Instruction: Nothing but the lines from the top of the data to the line holding "ax = fig.add_axes([0.0131, 0.0834, 0.9122, 0.8832])" should be printed, word for word and both ends included; leave the pictures out.
### Provided material
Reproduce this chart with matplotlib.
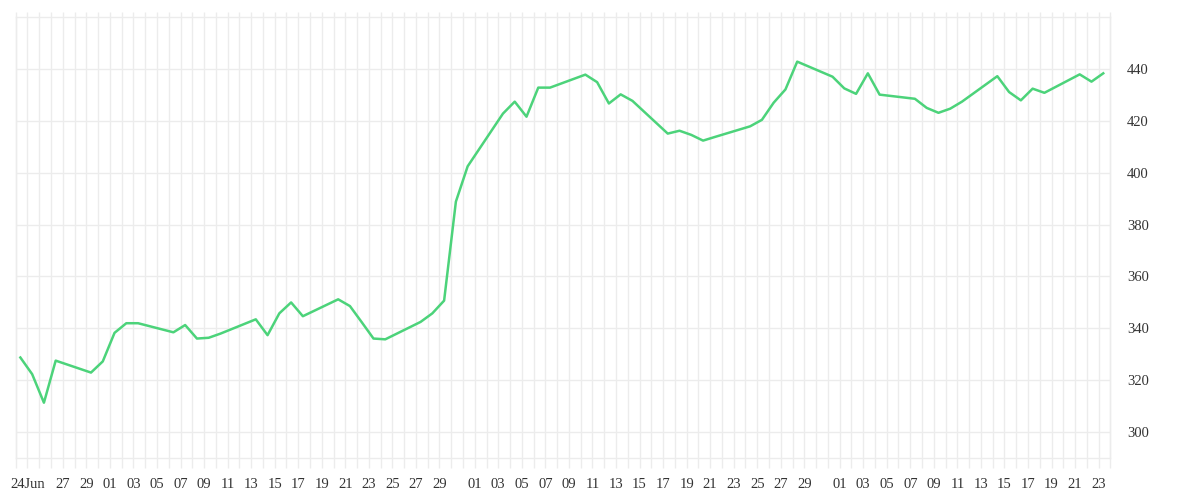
import matplotlib
matplotlib.use("Agg")
import matplotlib.pyplot as plt
import pandas as pd

# trading days (weekdays), sampled at market open
trade_days = pd.bdate_range("2020-06-23 09:30", "2020-09-23 09:30", normalize=False)

jun_prices = [328.8, 322.4, 311.4, 327.6, 323.0, 327.3]
jul_prices = [338.3, 342.0, 342.0, 338.5, 341.3, 336.1, 336.4, 338.0,
              343.5, 337.4, 345.8, 350.0, 344.7, 351.2, 348.6, 342.4,
              336.1, 335.8, 342.5, 345.8, 350.7, 388.8, 402.4]
aug_prices = [422.7, 427.3, 421.5, 432.7, 432.7, 437.7, 434.8, 426.6,
              430.1, 427.6, 415.0, 416.1, 414.5, 412.3, 413.7, 417.8,
              420.3, 426.9, 432.0, 442.7, 436.9]
sep_prices = [432.4, 430.3, 438.2, 430.0, 428.4, 424.9, 423.0, 424.6,
              427.3, 437.1, 431.0, 427.8, 432.3, 430.7, 437.8, 435.0, 438.2]
prices = jun_prices + jul_prices + aug_prices + sep_prices

y_ticks = [300, 320, 340, 360, 380, 400, 420, 440]
x_start, x_end = pd.Timestamp("2020-06-23"), pd.Timestamp("2020-09-24")

# x labels: first day gets the month, then every odd day (31st skipped)
label_days = [pd.Timestamp("2020-06-24")] + [
    d for d in pd.date_range("2020-06-27", "2020-09-23")
    if d.day % 2 == 1 and d.day != 31
]
label_text = ["24Jun"] + [d.strftime("%d") for d in label_days[1:]]

GRID = "#ececec"
TEXT = "#333333"
LINE = "#4cd37a"

plt.rcParams["font.family"] = ["Liberation Serif", "DejaVu Serif"]

fig = plt.figure(figsize=(12, 5), dpi=100)
ax = fig.add_axes([0.0131, 0.0834, 0.9122, 0.8832])

# daily vertical grid, a little longer than the plot area
ax.vlines(pd.date_range(x_start, x_end), -0.022, 1.01,
          transform=ax.get_xaxis_transform(), color=GRID, lw=1,
          clip_on=False, zorder=0)
ax.yaxis.grid(True, color=GRID, lw=1, zorder=0)
ax.set_axisbelow(True)

ax.plot(trade_days, prices, color=LINE, lw=1.8, zorder=3)

ax.set_xlim(x_start, x_end)
ax.set_ylim(290, 460)

ax.set_xticks(label_days)
ax.set_xticklabels(label_text)
ax.set_yticks(y_ticks)
ax.yaxis.tick_right()

ax.tick_params(axis="both", length=0, labelsize=10.5, labelcolor=TEXT)
ax.tick_params(axis="x", pad=14)
ax.tick_params(axis="y", pad=12)

for spine in ax.spines.values():
    spine.set_color(GRID)
    spine.set_linewidth(1)

fig.savefig("out.png", dpi=100)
######
Solution to the exercise:
Reproduce this chart with matplotlib.
import matplotlib
matplotlib.use("Agg")
import matplotlib.pyplot as plt
import pandas as pd

# trading days (weekdays), sampled at market open
trade_days = pd.bdate_range("2020-06-23 09:30", "2020-09-23 09:30", normalize=False)

jun_prices = [328.8, 322.4, 311.4, 327.6, 323.0, 327.3]
jul_prices = [338.3, 342.0, 342.0, 338.5, 341.3, 336.1, 336.4, 338.0,
              343.5, 337.4, 345.8, 350.0, 344.7, 351.2, 348.6, 342.4,
              336.1, 335.8, 342.5, 345.8, 350.7, 388.8, 402.4]
aug_prices = [422.7, 427.3, 421.5, 432.7, 432.7, 437.7, 434.8, 426.6,
              430.1, 427.6, 415.0, 416.1, 414.5, 412.3, 413.7, 417.8,
              420.3, 426.9, 432.0, 442.7, 436.9]
sep_prices = [432.4, 430.3, 438.2, 430.0, 428.4, 424.9, 423.0, 424.6,
              427.3, 437.1, 431.0, 427.8, 432.3, 430.7, 437.8, 435.0, 438.2]
prices = jun_prices + jul_prices + aug_prices + sep_prices

y_ticks = [300, 320, 340, 360, 380, 400, 420, 440]
x_start, x_end = pd.Timestamp("2020-06-23"), pd.Timestamp("2020-09-24")

# x labels: first day gets the month, then every odd day (31st skipped)
label_days = [pd.Timestamp("2020-06-24")] + [
    d for d in pd.date_range("2020-06-27", "2020-09-23")
    if d.day % 2 == 1 and d.day != 31
]
label_text = ["24Jun"] + [d.strftime("%d") for d in label_days[1:]]

GRID = "#ececec"
TEXT = "#333333"
LINE = "#4cd37a"

plt.rcParams["font.family"] = ["Liberation Serif", "DejaVu Serif"]

fig = plt.figure(figsize=(12, 5), dpi=100)
ax = fig.add_axes([0.0131, 0.0834, 0.9122, 0.8832])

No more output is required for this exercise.